Southern and Network Rail have accepted blame and apologised for poor performance on the Brighton Main Line and routes into London Bridge.

It is the second apology in as many weeks for the two companies, who last week also took responsibility for what they called “unacceptable” disruption to passengers at London Bridge because of overcrowding. In his appearance before the Transport Select Committee yesterday, Network Rail chief executive Mark Carne said part of the problem was the location of information screens, and that moving them had made the situation much better.

But the train timetable itself is proving “challenging to manage”, Network Rail said. The timetable has been reviewed and some immediate changes to a small number of evening peak services have been made, which is expected to reduce the pressure on the infrastructure.

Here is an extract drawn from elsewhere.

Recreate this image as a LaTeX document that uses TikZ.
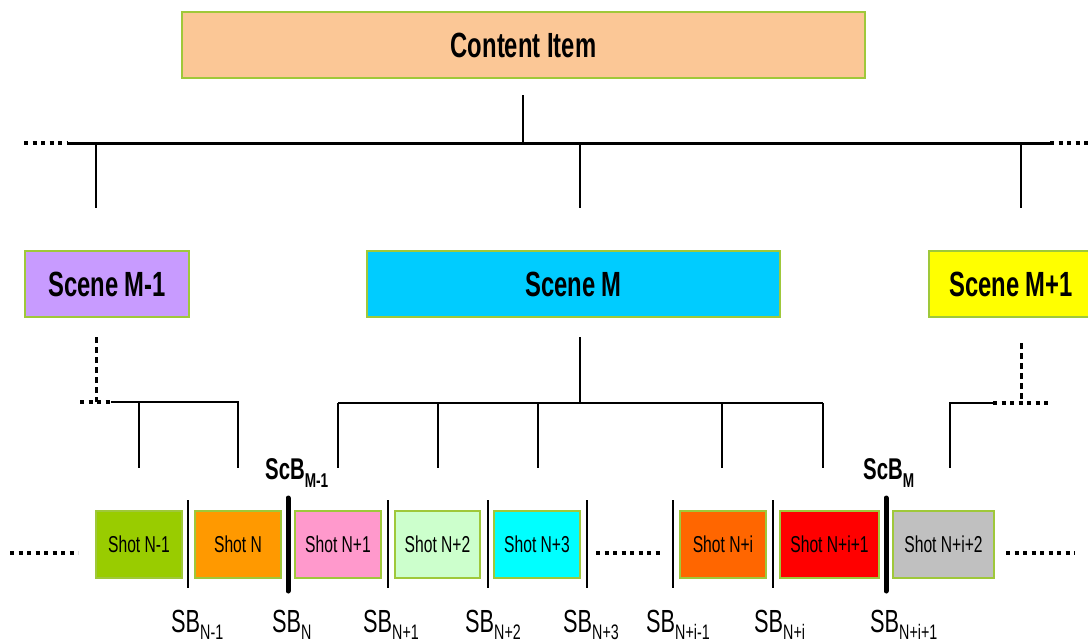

Yesterday’s new statement stressed that both companies are “working hard together to improve reliability and investing heavily in improving the reliability of trains and infrastructure”.

Network Rail's area director Steve Knight said: "Trains to Victoria and London Bridge travel over the most congested part of the whole of Britain's railway network and we are constantly pushing against the boundaries of what is physically possible on the infrastructure.

“We are striking a balance between running as many trains as we can when people want them – which is overwhelmingly in peak times – and improving punctuality. The sheer number of trains also means that knock-on delays are magnified: for example a delay of one minute to one train in peak times will quickly delay more than 25 other services.

"To make things better we are rebuilding the railway around Bermondsey and London Bridge, which will make a huge difference to reliability. While the work is going on we are operating with reduced capacity, but we are doing all we can to continue to run as many trains as possible."

David Scorey, Southern deputy managing director said: “We understand our passengers’ frustration and apologise for the levels of performance they are currently experiencing.

“We and Network Rail are creating a joint improvement plan for the railway to improve the reliability of the infrastructure and are working on timetable improvements to certain trains in peak times – including around London Bridge.”